## What you need to do:
Return the entries below in their exact form, leaving the pictures out.

## Input rows:
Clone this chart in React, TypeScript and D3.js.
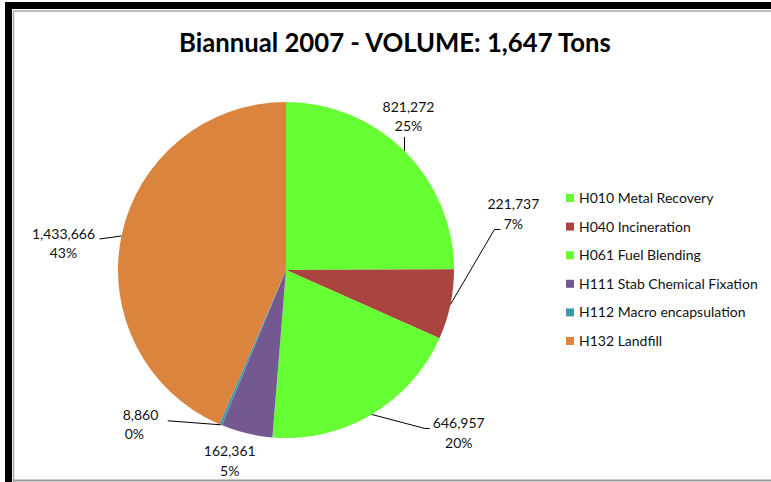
import React from 'react';
import * as d3 from 'd3';

const categories = [
  'H010 Metal Recovery',
  'H040 Incineration',
  'H061 Fuel Blending',
  'H111 Stab Chemical Fixation',
  'H112 Macro encapsulation',
  'H132 Landfill',
];
const values = [821272, 221737, 646957, 162361, 8860, 1433666];
const percentLabels = ['25%', '7%', '20%', '5%', '0%', '43%'];
const colors = ['#66FF33', '#A9443F', '#66FF33', '#735891', '#3B98AD', '#DB843D'];
const title = 'Biannual 2007 - VOLUME: 1,647 Tons';

// label layout, offsets relative to the slice's outer edge at its mid angle
const labelLayout = [
  { leader: [[0, -14]], dx: 4, dy: -39, anchor: 'middle' },
  { leader: [[44, -75], [50, -75]], dx: 63, dy: -95, anchor: 'middle' },
  { leader: [[53, 14], [58, 14]], dx: 87, dy: 14, anchor: 'middle' },
  { leader: [], dx: -17, dy: 23, anchor: 'middle' },
  { leader: [[-53, -4]], dx: -98, dy: -5, anchor: 'start' },
  { leader: [[-22, 3]], dx: -58, dy: 3, anchor: 'middle' },
];

const W = 771;
const H = 482;
const cx = 286;
const cy = 270;
const R = 168;
const font = 'Lato, "Open Sans", sans-serif';

export default function App() {
  const pie = d3.pie<number>().sort(null).value((d) => d)(values);
  const arc = d3.arc<d3.PieArcDatum<number>>().innerRadius(0).outerRadius(R);
  const fmt = d3.format(',');
  const lineH = 19.5;

  return (
    <svg
      width={W}
      height={H}
      style={{ position: 'absolute', left: 0, top: 0, background: '#fff' }}
    >
      <rect x={0} y={0} width={W} height={H} fill="#fff" />
      {/* frame */}
      <rect x={5} y={2} width={7} height={H} fill="#000" />
      <rect x={5} y={2} width={W} height={7} fill="#000" />
      <line x1={13.5} y1={11} x2={13.5} y2={H} stroke="#aaa" strokeWidth={1.5} />
      <line x1={13} y1={11} x2={W} y2={11} stroke="#aaa" strokeWidth={1.5} />
      <line x1={13} y1={480.5} x2={W} y2={480.5} stroke="#999" strokeWidth={2} />

      <text
        x={395}
        y={52}
        textAnchor="middle"
        fontFamily={font}
        fontWeight="bold"
        fontSize={25.7}
        fill="#000"
      >
        {title}
      </text>

      <g transform={`translate(${cx},${cy})`}>
        {pie.map((p, i) => (
          <path key={i} d={arc(p) || ''} fill={colors[i]} />
        ))}
      </g>

      {pie.map((p, i) => {
        const a = (p.startAngle + p.endAngle) / 2;
        const ex = cx + R * Math.sin(a);
        const ey = cy - R * Math.cos(a);
        const L = labelLayout[i];
        const pts: [number, number][] = [[ex, ey], ...L.leader.map(([dx, dy]) => [ex + dx, ey + dy] as [number, number])];
        const tx = ex + L.dx;
        const ty = ey + L.dy;
        return (
          <g key={i}>
            {L.leader.length > 0 && (
              <path d={d3.line()(pts) || ''} fill="none" stroke="#000" strokeWidth={1} />
            )}
            <text x={tx} y={ty} textAnchor={L.anchor} fontFamily={font} fontSize={14} fill="#111">
              {fmt(values[i])}
            </text>
            <text
              x={L.anchor === 'start' ? tx + 2 : tx}
              y={ty + lineH}
              textAnchor={L.anchor}
              fontFamily={font}
              fontSize={14}
              fill="#111"
            >
              {percentLabels[i]}
            </text>
          </g>
        );
      })}

      <g>
        {categories.map((c, i) => {
          const by = 203 + i * 28.6;
          return (
            <g key={c}>
              <rect x={566} y={by - 9} width={8} height={8} fill={colors[i]} />
              <text x={579} y={by} fontFamily={font} fontSize={14} fill="#111">
                {c}
              </text>
            </g>
          );
        })}
      </g>
    </svg>
  );
}
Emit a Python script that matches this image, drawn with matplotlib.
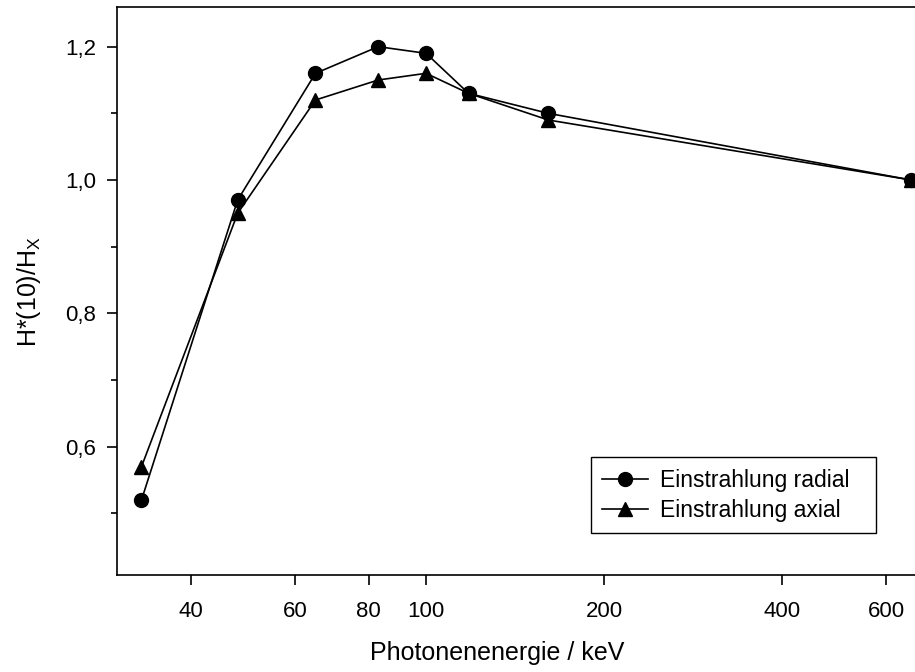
# H*(10)/Hx ueber Photonenenergie, radial vs. axial
import matplotlib.pyplot as plt
from matplotlib.ticker import FixedLocator, FuncFormatter, NullLocator

plt.rcParams['font.family'] = ['Liberation Sans', 'DejaVu Sans']

energie = [33, 48, 65, 83, 100, 118, 161, 662]
radial = [0.52, 0.97, 1.16, 1.20, 1.19, 1.13, 1.10, 1.00]
axial = [0.57, 0.95, 1.12, 1.15, 1.16, 1.13, 1.09, 1.00]

x_ticks = [40, 60, 80, 100, 200, 400, 600]
y_ticks = [0.6, 0.8, 1.0, 1.2]
y_minor = [0.5, 0.7, 0.9, 1.1]

fig = plt.figure(figsize=(9.15, 6.72), dpi=100)
ax = fig.add_axes([0.1279, 0.1443, 0.8836, 0.8448])

ax.plot(energie, radial, color='black', lw=1.2, marker='o', ms=10,
        label='Einstrahlung radial', clip_on=False, zorder=3)
ax.plot(energie, axial, color='black', lw=1.2, marker='^', ms=10,
        label='Einstrahlung axial', clip_on=False, zorder=3)

ax.set_xscale('log')
ax.set_xlim(30, 700)
ax.set_ylim(0.4075, 1.259)

ax.xaxis.set_major_locator(FixedLocator(x_ticks))
ax.xaxis.set_minor_locator(NullLocator())
ax.xaxis.set_major_formatter(FuncFormatter(lambda v, p: f'{v:g}'))
ax.yaxis.set_major_locator(FixedLocator(y_ticks))
ax.yaxis.set_minor_locator(FixedLocator(y_minor))
ax.yaxis.set_major_formatter(FuncFormatter(lambda v, p: f'{v:.1f}'.replace('.', ',')))

ax.tick_params(which='major', direction='out', length=7, width=1.2, labelsize=16, pad=8)
ax.tick_params(axis='x', which='major', pad=12)
ax.tick_params(which='minor', direction='out', length=4, width=1.2)
ax.tick_params(axis='x', top=False)
ax.tick_params(axis='y', right=False)
for s in ax.spines.values():
    s.set_linewidth(1.2)

ax.set_xlabel('Photonenenergie / keV', fontsize=18)
ax.xaxis.set_label_coords(0.47, -0.117)
ax.set_ylabel(r'H*(10)/H$_\mathregular{X}$', fontsize=18, labelpad=16)

leg = ax.legend(loc='lower left', bbox_to_anchor=(0.586, 0.074, 0.353, 0.125),
                mode='expand', borderaxespad=0,
                fontsize=16.5, fancybox=False, edgecolor='black', framealpha=1,
                handlelength=2.0, handletextpad=0.5, borderpad=0.5,
                labelspacing=0.3)
leg.get_frame().set_linewidth(1.0)

fig.savefig('out.png', dpi=100)
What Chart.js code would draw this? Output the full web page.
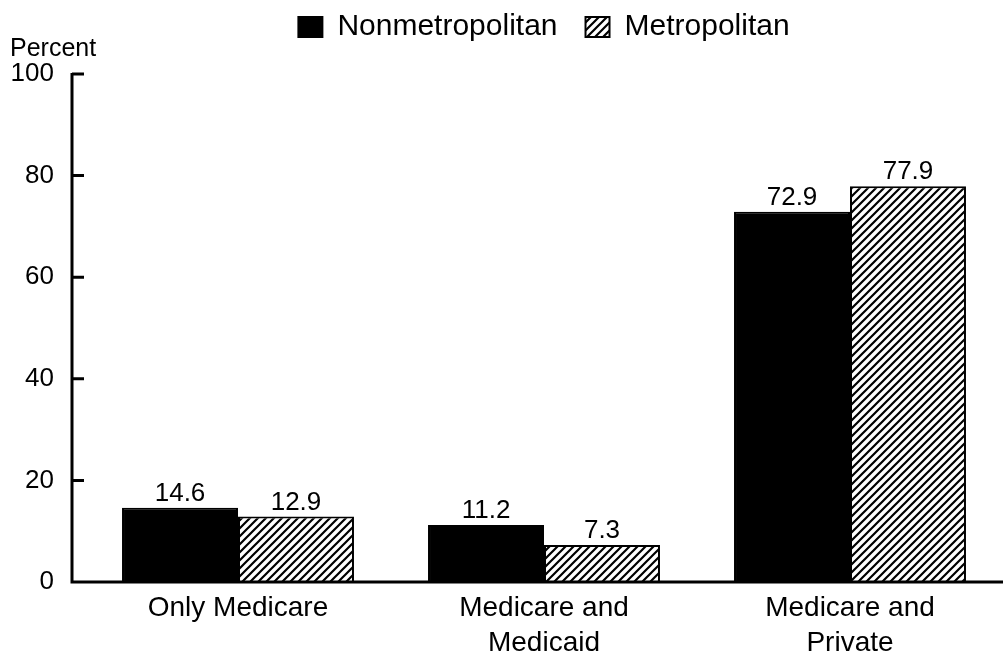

## Final result:
Clone this chart in React, TypeScript and D3.js.
import React from 'react';
import * as d3 from 'd3';

const categories = [
  'H010 Metal Recovery',
  'H040 Incineration',
  'H061 Fuel Blending',
  'H111 Stab Chemical Fixation',
  'H112 Macro encapsulation',
  'H132 Landfill',
];
const values = [821272, 221737, 646957, 162361, 8860, 1433666];
const percentLabels = ['25%', '7%', '20%', '5%', '0%', '43%'];
const colors = ['#66FF33', '#A9443F', '#66FF33', '#735891', '#3B98AD', '#DB843D'];
const title = 'Biannual 2007 - VOLUME: 1,647 Tons';

// label layout, offsets relative to the slice's outer edge at its mid angle
const labelLayout = [
  { leader: [[0, -14]], dx: 4, dy: -39, anchor: 'middle' },
  { leader: [[44, -75], [50, -75]], dx: 63, dy: -95, anchor: 'middle' },
  { leader: [[53, 14], [58, 14]], dx: 87, dy: 14, anchor: 'middle' },
  { leader: [], dx: -17, dy: 23, anchor: 'middle' },
  { leader: [[-53, -4]], dx: -98, dy: -5, anchor: 'start' },
  { leader: [[-22, 3]], dx: -58, dy: 3, anchor: 'middle' },
];

const W = 771;
const H = 482;
const cx = 286;
const cy = 270;
const R = 168;
const font = 'Lato, "Open Sans", sans-serif';

export default function App() {
  const pie = d3.pie<number>().sort(null).value((d) => d)(values);
  const arc = d3.arc<d3.PieArcDatum<number>>().innerRadius(0).outerRadius(R);
  const fmt = d3.format(',');
  const lineH = 19.5;

  return (
    <svg
      width={W}
      height={H}
      style={{ position: 'absolute', left: 0, top: 0, background: '#fff' }}
    >
      <rect x={0} y={0} width={W} height={H} fill="#fff" />
      {/* frame */}
      <rect x={5} y={2} width={7} height={H} fill="#000" />
      <rect x={5} y={2} width={W} height={7} fill="#000" />
      <line x1={13.5} y1={11} x2={13.5} y2={H} stroke="#aaa" strokeWidth={1.5} />
      <line x1={13} y1={11} x2={W} y2={11} stroke="#aaa" strokeWidth={1.5} />
      <line x1={13} y1={480.5} x2={W} y2={480.5} stroke="#999" strokeWidth={2} />

      <text
        x={395}
        y={52}
        textAnchor="middle"
        fontFamily={font}
        fontWeight="bold"
        fontSize={25.7}
        fill="#000"
      >
        {title}
      </text>

      <g transform={`translate(${cx},${cy})`}>
        {pie.map((p, i) => (
          <path key={i} d={arc(p) || ''} fill={colors[i]} />
        ))}
      </g>

      {pie.map((p, i) => {
        const a = (p.startAngle + p.endAngle) / 2;
        const ex = cx + R * Math.sin(a);
        const ey = cy - R * Math.cos(a);
        const L = labelLayout[i];
        const pts: [number, number][] = [[ex, ey], ...L.leader.map(([dx, dy]) => [ex + dx, ey + dy] as [number, number])];
        const tx = ex + L.dx;
        const ty = ey + L.dy;
        return (
          <g key={i}>
            {L.leader.length > 0 && (
              <path d={d3.line()(pts) || ''} fill="none" stroke="#000" strokeWidth={1} />
            )}
            <text x={tx} y={ty} textAnchor={L.anchor} fontFamily={font} fontSize={14} fill="#111">
              {fmt(values[i])}
            </text>
            <text
              x={L.anchor === 'start' ? tx + 2 : tx}
              y={ty + lineH}
              textAnchor={L.anchor}
              fontFamily={font}
              fontSize={14}
              fill="#111"
            >
              {percentLabels[i]}
            </text>
          </g>
        );
      })}

      <g>
        {categories.map((c, i) => {
          const by = 203 + i * 28.6;
          return (
            <g key={c}>
              <rect x={566} y={by - 9} width={8} height={8} fill={colors[i]} />
              <text x={579} y={by} fontFamily={font} fontSize={14} fill="#111">
                {c}
              </text>
            </g>
          );
        })}
      </g>
    </svg>
  );
}
Emit a Python script that matches this image, drawn with matplotlib.
# H*(10)/Hx ueber Photonenenergie, radial vs. axial
import matplotlib.pyplot as plt
from matplotlib.ticker import FixedLocator, FuncFormatter, NullLocator

plt.rcParams['font.family'] = ['Liberation Sans', 'DejaVu Sans']

energie = [33, 48, 65, 83, 100, 118, 161, 662]
radial = [0.52, 0.97, 1.16, 1.20, 1.19, 1.13, 1.10, 1.00]
axial = [0.57, 0.95, 1.12, 1.15, 1.16, 1.13, 1.09, 1.00]

x_ticks = [40, 60, 80, 100, 200, 400, 600]
y_ticks = [0.6, 0.8, 1.0, 1.2]
y_minor = [0.5, 0.7, 0.9, 1.1]

fig = plt.figure(figsize=(9.15, 6.72), dpi=100)
ax = fig.add_axes([0.1279, 0.1443, 0.8836, 0.8448])

ax.plot(energie, radial, color='black', lw=1.2, marker='o', ms=10,
        label='Einstrahlung radial', clip_on=False, zorder=3)
ax.plot(energie, axial, color='black', lw=1.2, marker='^', ms=10,
        label='Einstrahlung axial', clip_on=False, zorder=3)

ax.set_xscale('log')
ax.set_xlim(30, 700)
ax.set_ylim(0.4075, 1.259)

ax.xaxis.set_major_locator(FixedLocator(x_ticks))
ax.xaxis.set_minor_locator(NullLocator())
ax.xaxis.set_major_formatter(FuncFormatter(lambda v, p: f'{v:g}'))
ax.yaxis.set_major_locator(FixedLocator(y_ticks))
ax.yaxis.set_minor_locator(FixedLocator(y_minor))
ax.yaxis.set_major_formatter(FuncFormatter(lambda v, p: f'{v:.1f}'.replace('.', ',')))

ax.tick_params(which='major', direction='out', length=7, width=1.2, labelsize=16, pad=8)
ax.tick_params(axis='x', which='major', pad=12)
ax.tick_params(which='minor', direction='out', length=4, width=1.2)
ax.tick_params(axis='x', top=False)
ax.tick_params(axis='y', right=False)
for s in ax.spines.values():
    s.set_linewidth(1.2)

ax.set_xlabel('Photonenenergie / keV', fontsize=18)
ax.xaxis.set_label_coords(0.47, -0.117)
ax.set_ylabel(r'H*(10)/H$_\mathregular{X}$', fontsize=18, labelpad=16)

leg = ax.legend(loc='lower left', bbox_to_anchor=(0.586, 0.074, 0.353, 0.125),
                mode='expand', borderaxespad=0,
                fontsize=16.5, fancybox=False, edgecolor='black', framealpha=1,
                handlelength=2.0, handletextpad=0.5, borderpad=0.5,
                labelspacing=0.3)
leg.get_frame().set_linewidth(1.0)

fig.savefig('out.png', dpi=100)
What Chart.js code would draw this? Output the full web page.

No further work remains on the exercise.